The USG members who voted against the referendum resolution were seniors Karis Gong, Michael Murray, Brandon Parry, Chris Willis and Robert Wai Wong, as well as juniors Dara Deshe, Liz Gough and Carol Wang, and sophomores Hannibal Person and Sunshine Yin.

The next USG Senate meeting will be held on Dec. 4, after the online polls will have opened for the referendum vote.

In a letter printed in the Nov. 22 issue of the 'Prince,' six members of the USG proposed canceling the referendum vote because of reservations about the role that student government should play in political issues that reach beyond the University and questions on precisely how the referendum was drafted and discussed by the Senate.

Gong, who signed the letter, acknowledged that student government has become increasingly politicized — USG president Joseph discussed issues of race and class in his campaign — but said: "I think that the large majority of students haven't elected the current people on the USG based on political beliefs."

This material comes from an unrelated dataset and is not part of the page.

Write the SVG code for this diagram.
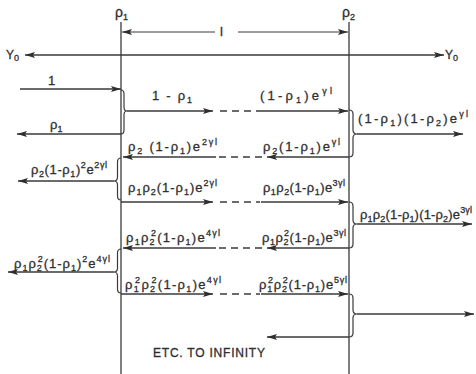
<svg xmlns="http://www.w3.org/2000/svg" width="476" height="374" viewBox="0 0 476 374">
<style>
.t{font-family:"Liberation Sans","DejaVu Sans",sans-serif;font-size:13px;fill:#2e2e2e;stroke:#2e2e2e;stroke-width:0.3}
.s{font-size:9px}
.ln{stroke:#3a3a3a;stroke-width:1.3;fill:none}
.ar{stroke:#3a3a3a;stroke-width:1.3;fill:none;marker-end:url(#ah)}
.ds{stroke:#3a3a3a;stroke-width:1.3;fill:none;stroke-dasharray:7 5}
.br{stroke:#3a3a3a;stroke-width:1.2;fill:none}
</style>
<defs>
<marker id="ah" viewBox="0 0 10 6" refX="10" refY="3" markerWidth="10" markerHeight="6" markerUnits="userSpaceOnUse" orient="auto-start-reverse">
<path d="M0,0 L10,3 L0,6 L2,3 z" fill="#2e2e2e"/>
</marker>
</defs>
<rect width="476" height="374" fill="#fff"/>

<g id="junction-1">
<line class="ln" x1="121" y1="22" x2="121" y2="374"/>
<text class="t" x="115" y="17" style="font-size:14px">ρ<tspan class="s" dy="3">1</tspan></text>
</g>
<g id="junction-2">
<line class="ln" x1="349" y1="22" x2="349" y2="374"/>
<text class="t" x="342" y="17" style="font-size:14px">ρ<tspan class="s" dy="3">2</tspan></text>
</g>

<g id="connectors">
<line class="ar" x1="215" y1="32" x2="122" y2="32" style="stroke-width:1"/>
<line class="ar" x1="238" y1="32" x2="348" y2="32" style="stroke-width:1"/>
<line class="ln" x1="25" y1="55" x2="444" y2="55" style="marker-start:url(#ah);marker-end:url(#ah)"/>
<line class="ar" x1="20" y1="89" x2="121" y2="89"/>
<line class="ar" x1="127" y1="111" x2="213" y2="111"/>
<line class="ds" x1="220" y1="111" x2="258" y2="111"/>
<line class="ar" x1="258" y1="111" x2="348" y2="111"/>
<line class="ar" x1="121" y1="134" x2="17" y2="134"/>
<line class="ar" x1="357" y1="134" x2="463" y2="134"/>
<line class="ar" x1="349" y1="157" x2="267" y2="157"/>
<line class="ds" x1="262" y1="157" x2="218" y2="157"/>
<line class="ar" x1="216" y1="157" x2="123" y2="157"/>
<line class="ar" x1="114" y1="181" x2="18" y2="181"/>
<line class="ar" x1="121" y1="202" x2="213" y2="202"/>
<line class="ds" x1="220" y1="202" x2="260" y2="202"/>
<line class="ar" x1="261" y1="202" x2="348" y2="202"/>
<line class="ar" x1="357" y1="224" x2="472" y2="224"/>
<line class="ar" x1="349" y1="248" x2="267" y2="248"/>
<line class="ds" x1="262" y1="248" x2="218" y2="248"/>
<line class="ar" x1="216" y1="248" x2="123" y2="248"/>
<line class="ar" x1="114" y1="272" x2="8" y2="272"/>
<line class="ar" x1="121" y1="294" x2="213" y2="294"/>
<line class="ds" x1="220" y1="294" x2="260" y2="294"/>
<line class="ar" x1="261" y1="294" x2="348" y2="294"/>
<line class="ar" x1="357" y1="314" x2="474" y2="314"/>
<line class="ar" x1="349" y1="337" x2="267" y2="337"/>
<path class="br" d="M121,90 Q124,90 124,94 L124,107 Q124,111 127,111 Q124,111 124,115 L124,130 Q124,134 121,134"/>
<path class="br" d="M121,158 Q117.5,158 117.5,162 L117.5,177 Q117.5,181 114,181 Q117.5,181 117.5,185 L117.5,196 Q117.5,200 121,200"/>
<path class="br" d="M121,249 Q117.5,249 117.5,253 L117.5,268 Q117.5,272 114,272 Q117.5,272 117.5,276 L117.5,289 Q117.5,293 121,293"/>
<path class="br" d="M349,110 Q353,110 353,114 L353,130 Q353,134 357,134 Q353,134 353,138 L353,153 Q353,157 349,157"/>
<path class="br" d="M349,202 Q353,202 353,206 L353,220 Q353,224 357,224 Q353,224 353,228 L353,244 Q353,248 349,248"/>
<path class="br" d="M349,294 Q353,294 353,298 L353,310 Q353,314 357,314 Q353,314 353,318 L353,333 Q353,337 349,337"/>
</g>

<g id="labels">
<text class="t" x="220" y="36" style="font-size:13px">l</text>
<text class="t" x="6" y="59" style="font-size:12px">Y<tspan class="s" dy="2">0</tspan></text>
<text class="t" x="445" y="59" style="font-size:12px">Y<tspan class="s" dy="2">0</tspan></text>
<text class="t" x="48" y="85">1</text>
<text class="t" x="50" y="129">ρ<tspan class="s" dy="3">1</tspan></text>

<text class="t" x="152" y="100" textLength="40" lengthAdjust="spacing">1 - ρ<tspan class="s" dy="3">1</tspan></text>
<text class="t" x="260" y="100" textLength="72" lengthAdjust="spacing">(1-ρ<tspan class="s" dy="3">1</tspan><tspan dy="-3">)e</tspan><tspan class="s" dy="-6">γl</tspan></text>
<text class="t" x="358" y="123" textLength="110" lengthAdjust="spacing">(1-ρ<tspan class="s" dy="3">1</tspan><tspan dy="-3">)(1-ρ</tspan><tspan class="s" dy="3">2</tspan><tspan dy="-3">)e</tspan><tspan class="s" dy="-6">γl</tspan></text>

<text class="t" x="128" y="151" textLength="89" lengthAdjust="spacing">ρ<tspan class="s" dy="3">2</tspan><tspan dy="-3"> (1-ρ</tspan><tspan class="s" dy="3">1</tspan><tspan dy="-3">)e</tspan><tspan class="s" dy="-6">2γl</tspan></text>
<text class="t" x="263" y="151" textLength="77" lengthAdjust="spacing">ρ<tspan class="s" dy="3">2</tspan><tspan dy="-3">(1-ρ</tspan><tspan class="s" dy="3">1</tspan><tspan dy="-3">)e</tspan><tspan class="s" dy="-6">γl</tspan></text>
<text class="t" x="31" y="174" textLength="76" lengthAdjust="spacing">ρ<tspan class="s" dy="3">2</tspan><tspan dy="-3">(1-ρ</tspan><tspan class="s" dy="3">1</tspan><tspan dy="-3">)</tspan><tspan class="s" dy="-6">2</tspan><tspan dy="6">e</tspan><tspan class="s" dy="-6">2γl</tspan></text>

<text class="t" x="128" y="192" textLength="89" lengthAdjust="spacing">ρ<tspan class="s" dy="3">1</tspan><tspan dy="-3">ρ</tspan><tspan class="s" dy="3">2</tspan><tspan dy="-3">(1-ρ</tspan><tspan class="s" dy="3">1</tspan><tspan dy="-3">)e</tspan><tspan class="s" dy="-6">2γl</tspan></text>
<text class="t" x="263" y="192" textLength="82" lengthAdjust="spacing">ρ<tspan class="s" dy="3">1</tspan><tspan dy="-3">ρ</tspan><tspan class="s" dy="3">2</tspan><tspan dy="-3">(1-ρ</tspan><tspan class="s" dy="3">1</tspan><tspan dy="-3">)e</tspan><tspan class="s" dy="-6">3γl</tspan></text>
<text class="t" x="360" y="219" textLength="112" lengthAdjust="spacing">ρ<tspan class="s" dy="3">1</tspan><tspan dy="-3">ρ</tspan><tspan class="s" dy="3">2</tspan><tspan dy="-3">(1-ρ</tspan><tspan class="s" dy="3">1</tspan><tspan dy="-3">)(1-ρ</tspan><tspan class="s" dy="3">2</tspan><tspan dy="-3">)e</tspan><tspan class="s" dy="-6">3γl</tspan></text>

<text class="t" x="126" y="242" textLength="94" lengthAdjust="spacing">ρ<tspan class="s" dy="3">1</tspan><tspan dy="-3">ρ</tspan><tspan class="s" dy="3">2</tspan><tspan class="s" dx="-5" dy="-9">2</tspan><tspan dy="6">(1-ρ</tspan><tspan class="s" dy="3">1</tspan><tspan dy="-3">)e</tspan><tspan class="s" dy="-6">4γl</tspan></text>
<text class="t" x="262" y="242" textLength="84" lengthAdjust="spacing">ρ<tspan class="s" dy="3">1</tspan><tspan dy="-3">ρ</tspan><tspan class="s" dy="3">2</tspan><tspan class="s" dx="-5" dy="-9">2</tspan><tspan dy="6">(1-ρ</tspan><tspan class="s" dy="3">1</tspan><tspan dy="-3">)e</tspan><tspan class="s" dy="-6">3γl</tspan></text>
<text class="t" x="14" y="268" textLength="96" lengthAdjust="spacing">ρ<tspan class="s" dy="3">1</tspan><tspan dy="-3">ρ</tspan><tspan class="s" dy="3">2</tspan><tspan class="s" dx="-5" dy="-9">2</tspan><tspan dy="6">(1-ρ</tspan><tspan class="s" dy="3">1</tspan><tspan dy="-3">)</tspan><tspan class="s" dy="-6">2</tspan><tspan dy="6">e</tspan><tspan class="s" dy="-6">4γl</tspan></text>

<text class="t" x="125" y="289" textLength="96" lengthAdjust="spacing">ρ<tspan class="s" dy="3">1</tspan><tspan class="s" dx="-5" dy="-9">2</tspan><tspan dy="6">ρ</tspan><tspan class="s" dy="3">2</tspan><tspan class="s" dx="-5" dy="-9">2</tspan><tspan dy="6">(1-ρ</tspan><tspan class="s" dy="3">1</tspan><tspan dy="-3">)e</tspan><tspan class="s" dy="-6">4γl</tspan></text>
<text class="t" x="259" y="289" textLength="88" lengthAdjust="spacing">ρ<tspan class="s" dy="3">1</tspan><tspan class="s" dx="-5" dy="-9">2</tspan><tspan dy="6">ρ</tspan><tspan class="s" dy="3">2</tspan><tspan class="s" dx="-5" dy="-9">2</tspan><tspan dy="6">(1-ρ</tspan><tspan class="s" dy="3">1</tspan><tspan dy="-3">)e</tspan><tspan class="s" dy="-6">5γl</tspan></text>

<text class="t" x="153" y="357" textLength="112" lengthAdjust="spacing" style="font-size:12px">ETC. TO INFINITY</text>
</g>
</svg>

Gong said the Lewis amicus brief and PJP's campaign to have it approved by the USG indicate a desire on the part of involved students to force the USG to support the opinions of a certain group of students, though not all, on campus.

"The USG's role is not to take a stand on issues that only certain groups of students are in support of," she said. "It's to facilitate the student groups ... not to pick and choose only some to endorse."